Anyone who has dealt with Educational Credit Management Corporation as a debtor knows that it is a ruthless and heartless organization. As one of the federal government's student-loan debt collectors, it has harassed hapless creditors thousands of time. It was ECMC that opposed bankruptcy relief for Janet Roth, an elderly woman with chronic health problems who was living on less than $800 a month.

But the Roth case does not fully display ECMC's callousness.  A better illustration of its merciless behavior is found in Bruner-Halteman v.
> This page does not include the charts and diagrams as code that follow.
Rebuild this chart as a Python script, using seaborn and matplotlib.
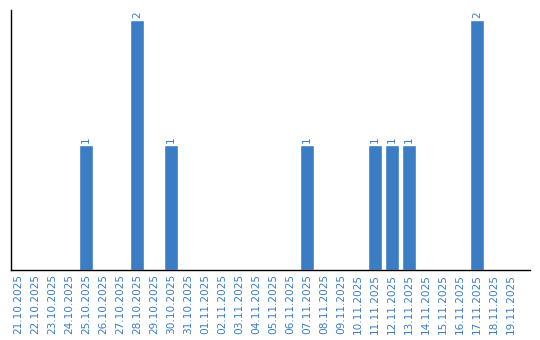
import matplotlib
matplotlib.use("Agg")
import matplotlib.pyplot as plt
import seaborn as sns
import pandas as pd

dates = ["21.10.2025", "22.10.2025", "23.10.2025", "24.10.2025", "25.10.2025",
         "26.10.2025", "27.10.2025", "28.10.2025", "29.10.2025", "30.10.2025",
         "31.10.2025", "01.11.2025", "02.11.2025", "03.11.2025", "04.11.2025",
         "05.11.2025", "06.11.2025", "07.11.2025", "08.11.2025", "09.11.2025",
         "10.11.2025", "11.11.2025", "12.11.2025", "13.11.2025", "14.11.2025",
         "15.11.2025", "16.11.2025", "17.11.2025", "18.11.2025", "19.11.2025"]
counts = [0, 0, 0, 0, 1, 0, 0, 2, 0, 1,
          0, 0, 0, 0, 0, 0, 0, 1, 0, 0,
          0, 1, 1, 1, 0, 0, 0, 2, 0, 0]

blue = "#3a7dc4"
sns.set_style("white")
plt.rcParams['font.family'] = ['DejaVu Sans']

df = pd.DataFrame({"date": dates, "count": counts})
fig = plt.figure(figsize=(5.4, 3.4), dpi=100)
ax = fig.add_axes([11/540, 70/340, 519/540, 260/340])
sns.barplot(data=df, x="date", y="count", color=blue, width=0.82,
            saturation=1, ax=ax, order=dates)
for p, v in zip(ax.patches, counts):
    if v > 0:
        ax.text(p.get_x() + p.get_width()/2, v + 0.015, str(v), rotation=90,
                ha="center", va="bottom", color=blue, fontsize=7.5)
ax.set_xlim(-0.41, 30.1)
ax.set_ylim(0, 2.08)
ax.set_xlabel("")
ax.set_ylabel("")
ax.set_yticks([])
ax.tick_params(axis="x", length=0, pad=3, labelsize=7.6, labelcolor=blue, rotation=90)
for s in ["top", "right"]:
    ax.spines[s].set_visible(False)
for s in ["left", "bottom"]:
    ax.spines[s].set_color("black")
    ax.spines[s].set_linewidth(1)
fig.savefig("out.png", dpi=100)
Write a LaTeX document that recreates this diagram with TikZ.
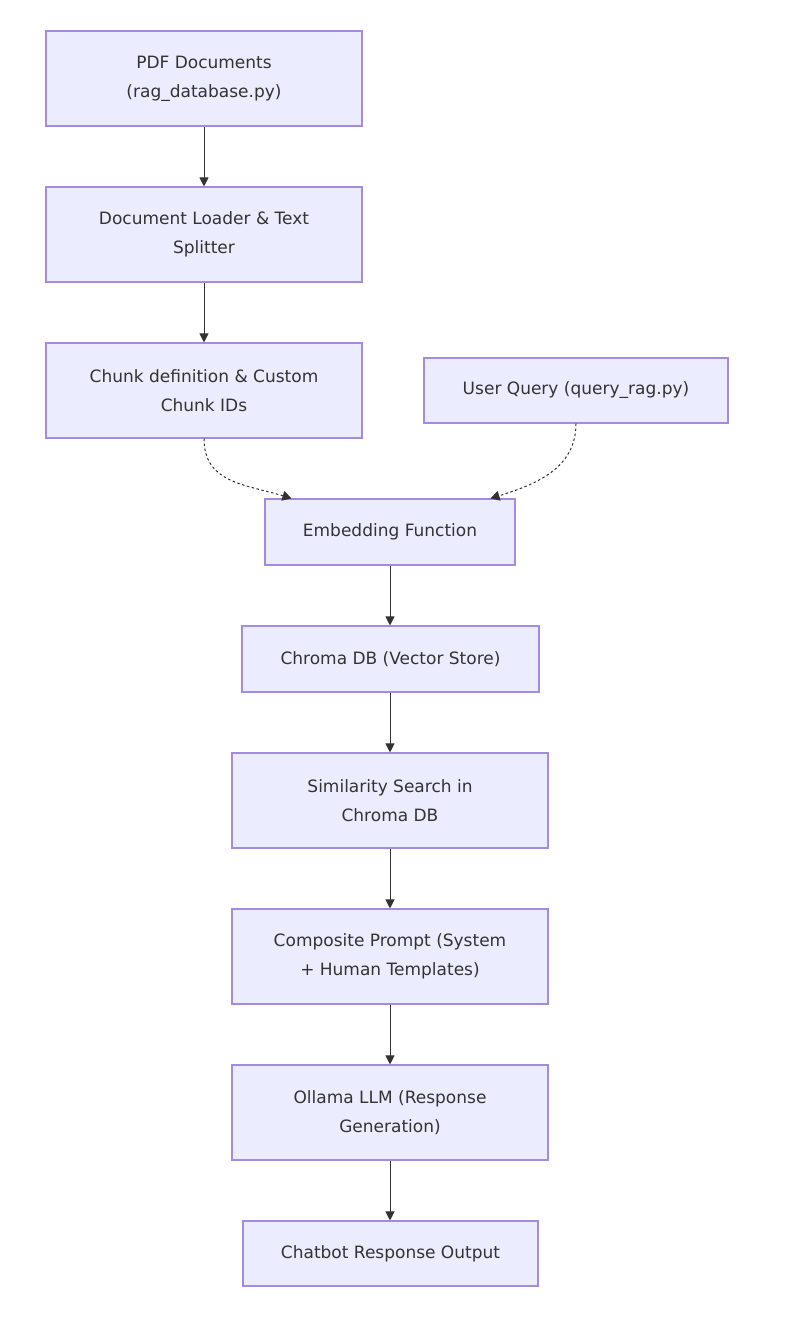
\documentclass[tikz,border=0pt]{standalone}
\usepackage{fontspec}
\setmainfont{DejaVu Sans}
\usetikzlibrary{arrows.meta}
\definecolor{nodefill}{HTML}{ECECFF}
\definecolor{nodeline}{HTML}{A48AE2}
\definecolor{ink}{HTML}{333333}
\tikzset{
  box/.style={draw=nodeline, fill=nodefill, line width=1.1pt, inner sep=0pt,
    align=center, text=ink, font=\fontsize{17}{29}\selectfont},
  flow/.style={draw=ink, line width=1pt, -{Triangle[length=9pt,width=9pt]}},
  dot/.style={draw=ink, line width=1pt, dash pattern=on 2.5pt off 2.5pt, -{Triangle[length=9pt,width=10pt]}}
}
\begin{document}
\begin{tikzpicture}[x=1pt,y=-1pt]
\useasboundingbox (0,0) rectangle (788,1320);
\node[box, minimum width=316pt, minimum height=95pt] (pdf) at (204,78.5) {PDF Documents\\(rag\_database.py)};
\node[box, minimum width=316pt, minimum height=95pt] (load) at (204,234.5) {Document Loader \& Text\\Splitter};
\node[box, minimum width=316pt, minimum height=95pt] (chunk) at (204,390.5) {Chunk definition \& Custom\\Chunk IDs};
\node[box, minimum width=304pt, minimum height=65pt] (query) at (576,390.5) {User Query (query\_rag.py)};
\node[box, minimum width=250pt, minimum height=66pt] (emb) at (390,532) {Embedding Function};
\node[box, minimum width=297pt, minimum height=66pt] (chroma) at (390.5,659) {Chroma DB (Vector Store)};
\node[box, minimum width=316pt, minimum height=95pt] (sim) at (390,800.5) {Similarity Search in\\Chroma DB};
\node[box, minimum width=316pt, minimum height=95pt] (comp) at (390,956.5) {Composite Prompt (System\\+ Human Templates)};
\node[box, minimum width=316pt, minimum height=95pt] (llm) at (390,1112.5) {Ollama LLM (Response\\Generation)};
\node[box, minimum width=295pt, minimum height=65pt] (out) at (390.5,1253.5) {Chatbot Response Output};

\coordinate (eL) at ([xshift=27pt]emb.north west);
\coordinate (eR) at ([xshift=-25pt]emb.north east);

\draw[flow] (pdf.south) -- (load.north);
\draw[flow] (load.south) -- (chunk.north);
\draw[dot] (chunk.south) .. controls ++(0,45) and ++(-45,-14) .. (eL);
\draw[dot] (query.south) .. controls ++(0,45) and ++(45,-14) .. (eR);
\draw[flow] (emb.south) -- (emb.south |- chroma.north);
\draw[flow] (emb.south |- chroma.south) -- (emb.south |- sim.north);
\draw[flow] (sim.south) -- (comp.north);
\draw[flow] (comp.south) -- (llm.north);
\draw[flow] (llm.south) -- (llm.south |- out.north);
\end{tikzpicture}
\end{document}
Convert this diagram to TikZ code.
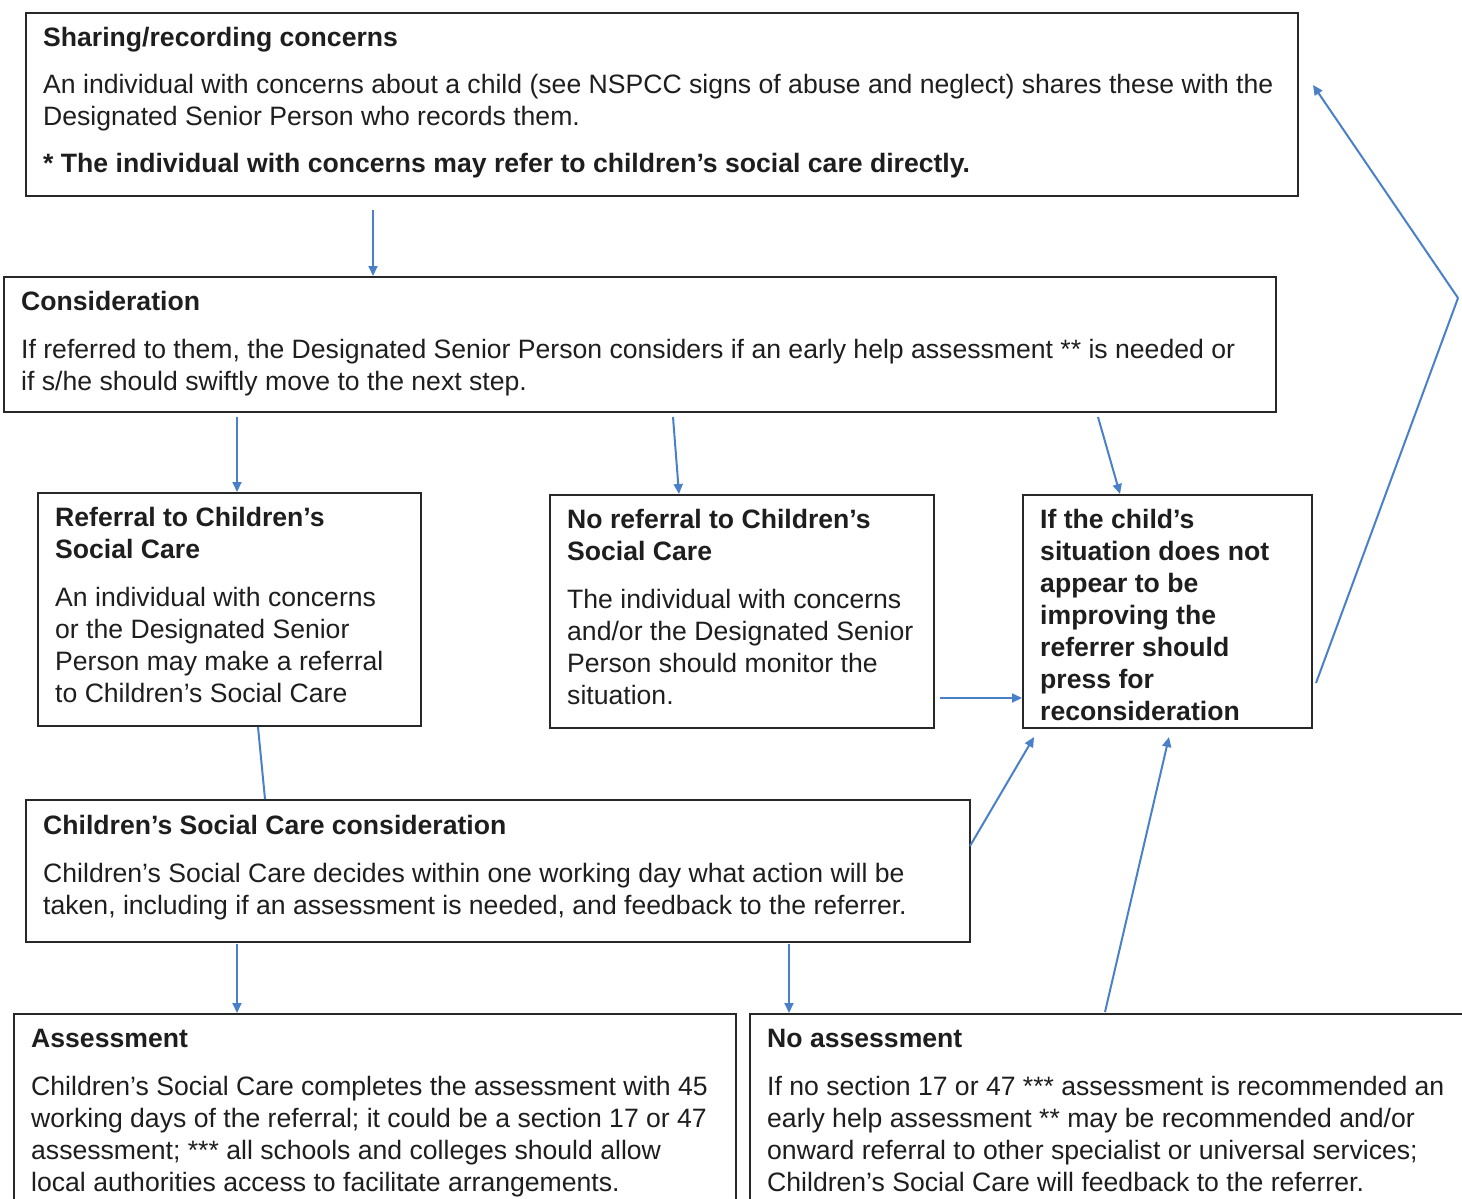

ECMC, decided by a Texas bankruptcy court last April.

Bruner-Halteman was a single mother who worked at Starbucks, living, as the bankruptcy court observed, "on the ragged edge where any adversity can be catastrophic." She owed about $5,000 on a student loan issued by Sallie Mae, and she was in default.

In 2012, ECMC garnished Bruner-Halteman's  Starbucks wages, and she filed for bankruptcy, which, under federal law, triggers an automatic stay of all garnishment activities. ECMC received notice of the bankruptcy filing, and even participated as a creditor in Bruner-Halteman's bankruptcy proceedings. But it continued to garnish Bruner-Halteman's wages for almost two years.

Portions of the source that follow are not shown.